According to Igor, the rays of sunshine in the background of the poster are based on a motif commonly seen in constructivist artworks. They are intended to symbolise the “tournament’s energy”.

ITV promo 

by ITV Creative

Similar to the BBC, ITV has already unveiled its World Cup promotional spot for its coverage of the tournament. Created with German director Hauke HIlberg, the promo touches on iconic historical moments from previous World Cups using a dizzying combination of existing footage, social media integration, post techniques and specially shot scenes. The voice over, which calls football fans to forget the highs and lows of previous World Cups, is Ashley Walters. It’s an interesting concept, but brings a fresh perspective.

Watch it below.

However, one part of it has been accused of being very similar to an older illustration by Yuko Shimuzu for football magazine 8 by 8.

We recently interviewed Yuko about her work on The Folio Society’s new collection of Japanese folk tales.

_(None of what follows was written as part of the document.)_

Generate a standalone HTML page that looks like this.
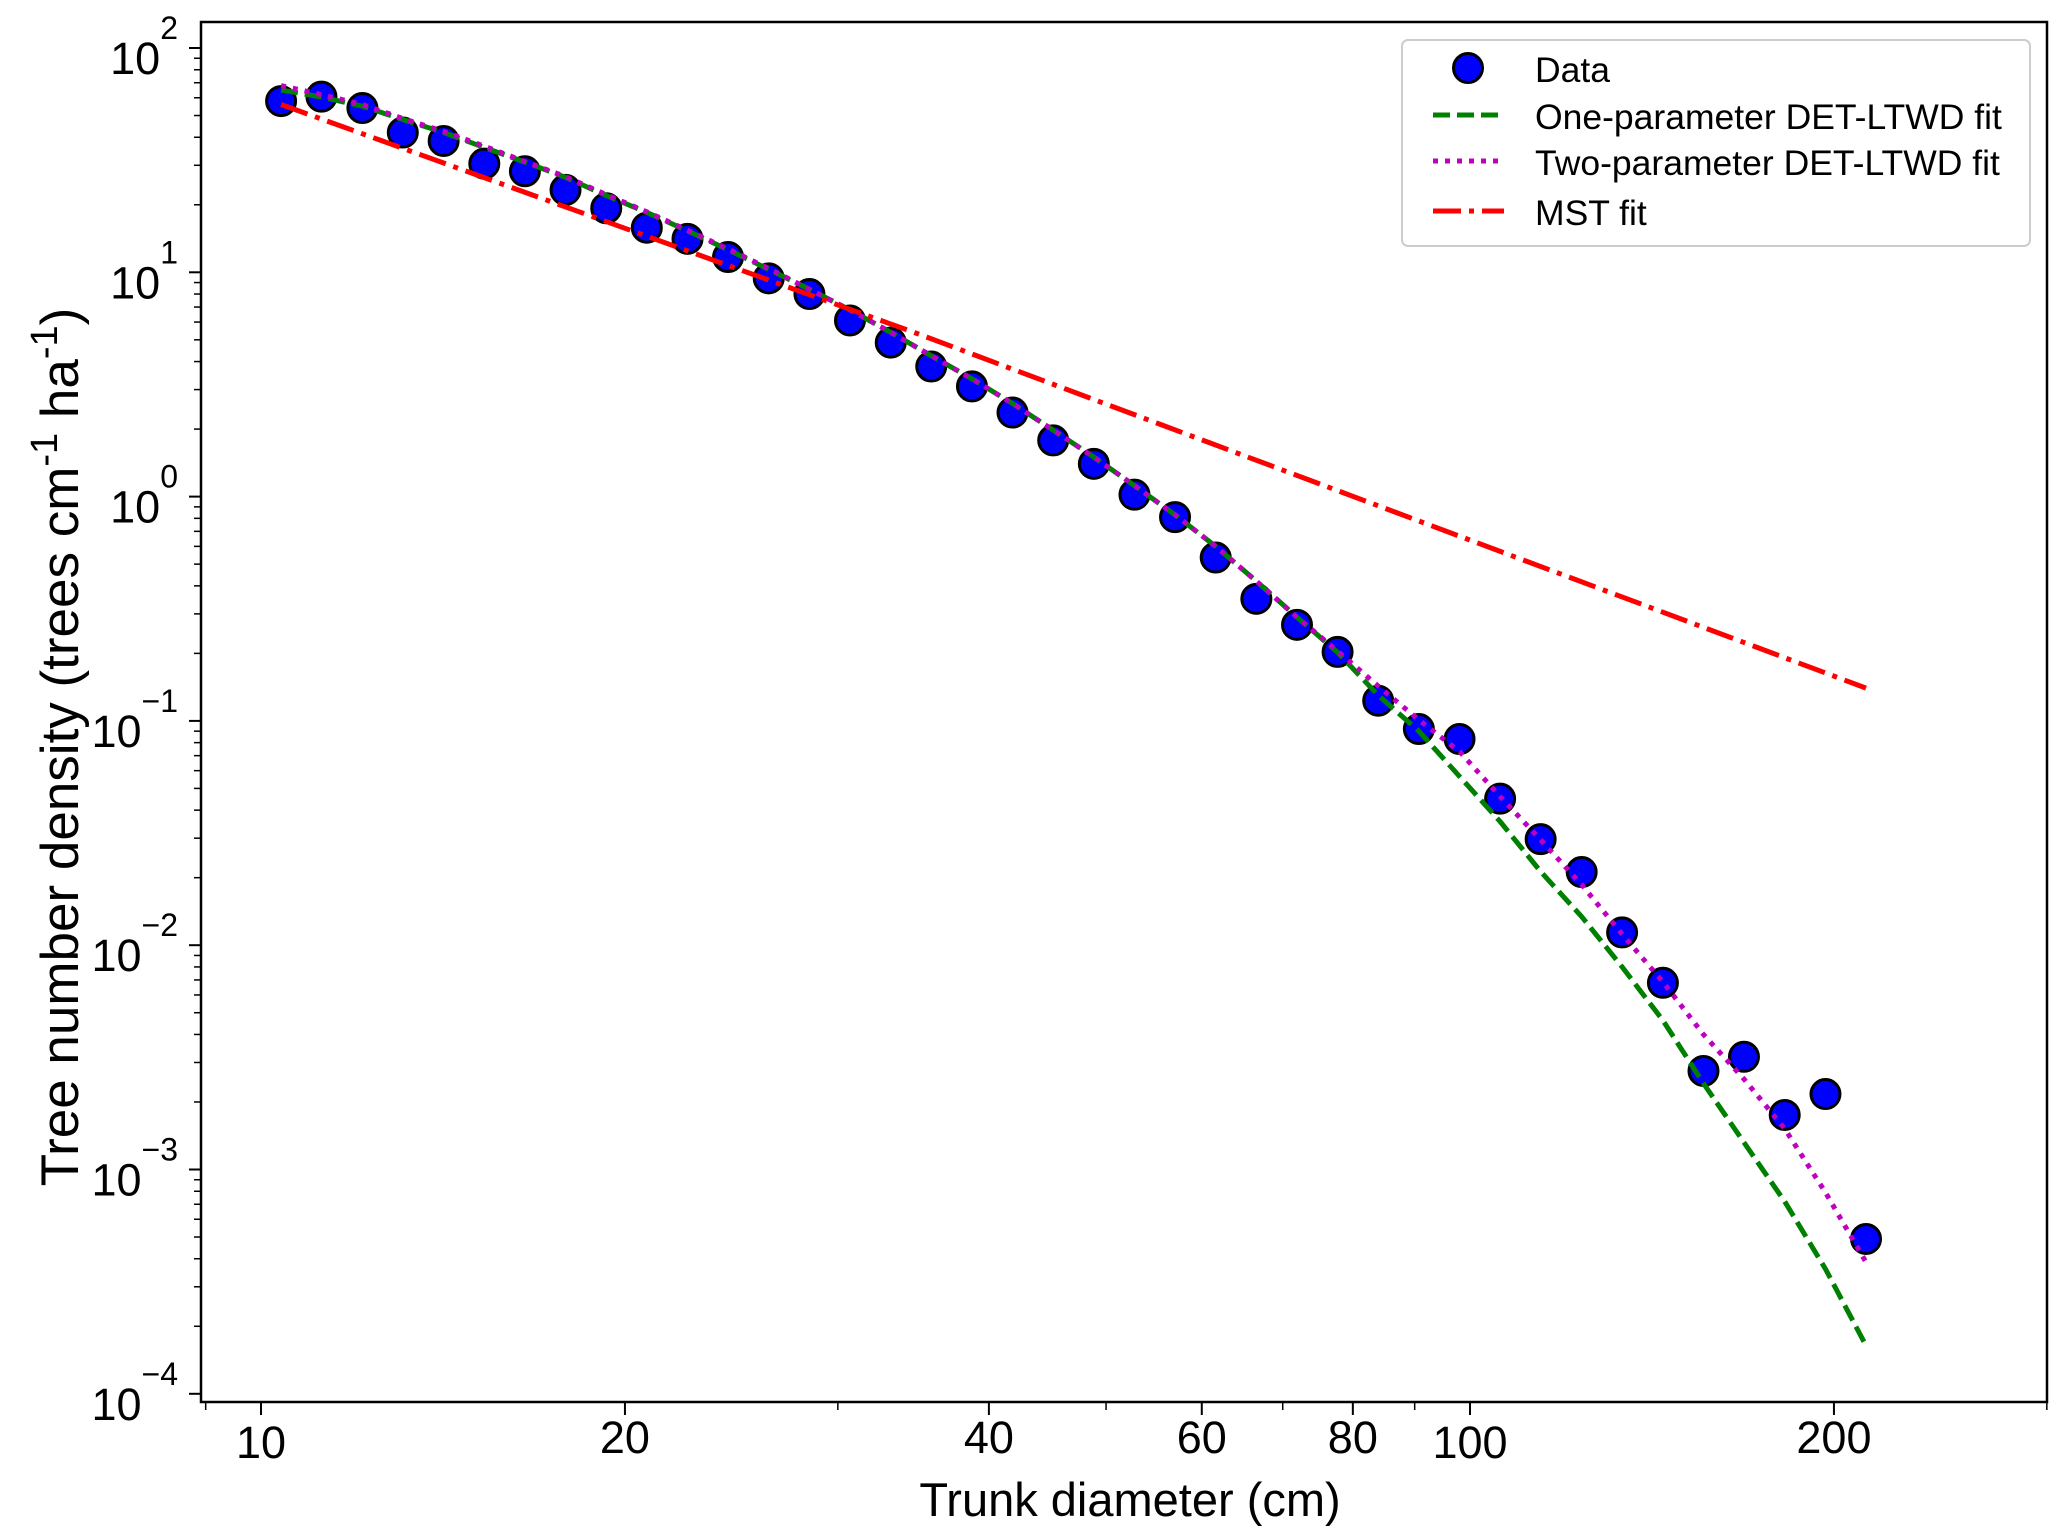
<!DOCTYPE html>
<html><head><meta charset="utf-8"><style>
body{margin:0;background:#fff}
svg{display:block;font-family:"Liberation Sans",Arial,sans-serif}
</style></head><body>
<svg id="chart" width="2067" height="1540" viewBox="0 0 2067 1540">
</svg>
<script>
const diameters=[10.39,11.22,12.13,13.10,14.16,15.30,16.53,17.86,19.30,20.85,22.53,24.34,26.30,28.42,30.70,33.18,35.84,38.73,41.84,45.21,48.85,52.78,57.02,61.61,66.57,71.93,77.71,83.96,90.72,98.03,105.9,114.4,123.7,133.6,144.4,156.0,168.5,182.1,196.8,212.6];
const density=[58,60.7,54,42,38.5,30.5,28.2,23.3,19.3,15.8,14.1,11.7,9.4,8.0,6.1,4.86,3.8,3.1,2.37,1.78,1.40,1.02,0.81,0.535,0.35,0.268,0.203,0.123,0.092,0.083,0.045,0.0297,0.0212,0.0114,0.0068,0.00275,0.00318,0.00175,0.00217,0.00049];
const oneParam=[65,60.5,55,48,42,36,31,26.5,22,18.5,15.3,12.6,10.3,8.4,6.8,5.4,4.25,3.35,2.6,1.98,1.5,1.12,0.83,0.6,0.42,0.29,0.202,0.130,0.090,0.0565,0.0356,0.0213,0.0134,0.0080,0.00462,0.00242,0.00132,0.00072,0.00036,0.000164];
const twoParam=[68,62,56,48.5,42.5,36.5,31.2,26.7,22.2,18.6,15.4,12.7,10.4,8.4,6.8,5.4,4.25,3.35,2.6,1.98,1.5,1.12,0.83,0.6,0.42,0.29,0.205,0.143,0.101,0.073,0.046,0.0295,0.0186,0.0112,0.00686,0.0040,0.00253,0.00152,0.00079,0.000386];
const mstX=[10.39,35,212.6];
const mstY=[56,5.3,0.14];
const xTicks=[10,20,40,60,80,100,200];
const xMinor=[9,30,50,70,90,300];
const yTickExp=[2,1,0,-1,-2,-3,-4];

const L=201,R=2047,T=22,B=1402;
const X=v=>261+(Math.log10(v)-1)*1209;
const Y=v=>48+(2-Math.log10(v))*224.3;
const NS='http://www.w3.org/2000/svg';
const svg=document.getElementById('chart');
function mk(tag,attrs,parent){const e=document.createElementNS(NS,tag);for(const k in attrs)e.setAttribute(k,attrs[k]);(parent||svg).appendChild(e);return e;}

const frame=mk('rect',{x:L,y:T,width:R-L,height:B-T,fill:'none',stroke:'#000','stroke-width':2.5});



xTicks.forEach(t=>{
  const l=mk('line',{x1:X(t),x2:X(t),y1:B,y2:B+13,stroke:'#000','stroke-width':2});
  
  
  const tx=mk('text',{x:X(t),y:(t===10||t===100)?1458:1453,'font-size':45,'text-anchor':'middle'});
  tx.textContent=t;
  
  
});
xMinor.forEach(t=>{
  const l=mk('line',{x1:X(t),x2:X(t),y1:B,y2:B+8,stroke:'#000','stroke-width':1.5});
  
  
});
yTickExp.forEach(e=>{
  const y=Y(Math.pow(10,e));
  const l=mk('line',{x1:L-12,x2:L,y1:y,y2:y,stroke:'#000','stroke-width':2});
  
  
  const tx=mk('text',{x:178,y:y+26,'font-size':45,'text-anchor':'end'});
  tx.innerHTML='10<tspan dy="-35" font-size="32">'+String(e).replace('-','\u2212')+'</tspan>';
  
  
  for(let k=2;k<=9;k++){
    const yy=Y(Math.pow(10,e-1)*k);
    if(yy<T||yy>B)continue;
    const m=mk('line',{x1:L-7,x2:L,y1:yy,y2:yy,stroke:'#000','stroke-width':1.5});
    
    
  }
});

const xt=mk('text',{x:1130,y:1516,'font-size':47,'text-anchor':'middle'});
xt.textContent='Trunk diameter (cm)';


const yt=mk('text',{x:0,y:0,'font-size':53,'text-anchor':'middle',transform:'translate(78,747) rotate(-90)'});
yt.innerHTML='Tree number density (trees cm<tspan dy="-21" font-size="38">-1</tspan><tspan dy="21"> ha</tspan><tspan dy="-21" font-size="38">-1</tspan><tspan dy="21">)</tspan>';



function line(xv,yv,stroke,dash,name){
  const p=mk('polyline',{points:xv.map((x,i)=>X(x).toFixed(1)+','+Y(yv[i]).toFixed(1)).join(' '),fill:'none',stroke:stroke,'stroke-width':5,'stroke-dasharray':dash,'stroke-linejoin':'round'});
  
  
}
diameters.forEach((x,i)=>{
  const c=mk('circle',{cx:X(x),cy:Y(density[i]),r:14.5,fill:'#0000ff',stroke:'#000','stroke-width':3});
  
  
});
line(diameters,oneParam,'#008000','17 7','one-parameter-fit-line');
line(diameters,twoParam,'#bf00bf','5 7','two-parameter-fit-line');
line(mstX,mstY,'#ff0000','28 8 5 8','mst-fit-line');

const lg=mk('g',{});


mk('rect',{x:1402,y:40,width:628,height:206,rx:6,fill:'#fff',stroke:'#ccc','stroke-width':2},lg);
const entries=[['Data',70],['One-parameter DET-LTWD fit',117],['Two-parameter DET-LTWD fit',163],['MST fit',213]];
const lc=mk('circle',{cx:1468,cy:68,r:14.5,fill:'#0000ff',stroke:'#000','stroke-width':3},lg);


[['#008000','17 7'],['#bf00bf','5 7'],['#ff0000','28 8 5 8']].forEach((s,i)=>{
  const yy=entries[i+1][1]-2;
  const l=mk('line',{x1:1433,x2:1504,y1:yy,y2:yy,stroke:s[0],'stroke-width':5,'stroke-dasharray':s[1]},lg);
  
  
});
entries.forEach(e=>{
  const t=mk('text',{x:1535,y:e[1]+12,'font-size':35.5},lg);
  t.textContent=e[0];
  
  
});
</script>
</body></html>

Street Child United World Cup

by Tim Vyner

On the topics of creative projects for a good cause, British illustrator and lecturer at Bath Spa University Tim Vyner has created a series of reportage illustrations of children playing football during the Street Child United World Cup. It’s an event that took place just before the World Cup which connects street children from across the globe to take part in their own international football tournament.

Tim drew a series of reportage illustrations on his iPad telling the stories of young children from 24 national teams playing football. Here’s an animation showing his creative process of a team warming up before the game.

World Cup portraits

by Joe Waldron

Joe Waldron is a freelance illustrator in Bristol, represented by Jelly London, who creates editorial illustrations for a number of high profile publications, such as The Washington Post, The Telegraph and the Financial Times.

Using his signature angular characters, he’s put together this wonderful collage of football players ahead of the World Cup. His work has also been exhibited at The London Transport Museum, Jaguar Shoes & Urban Outfitters.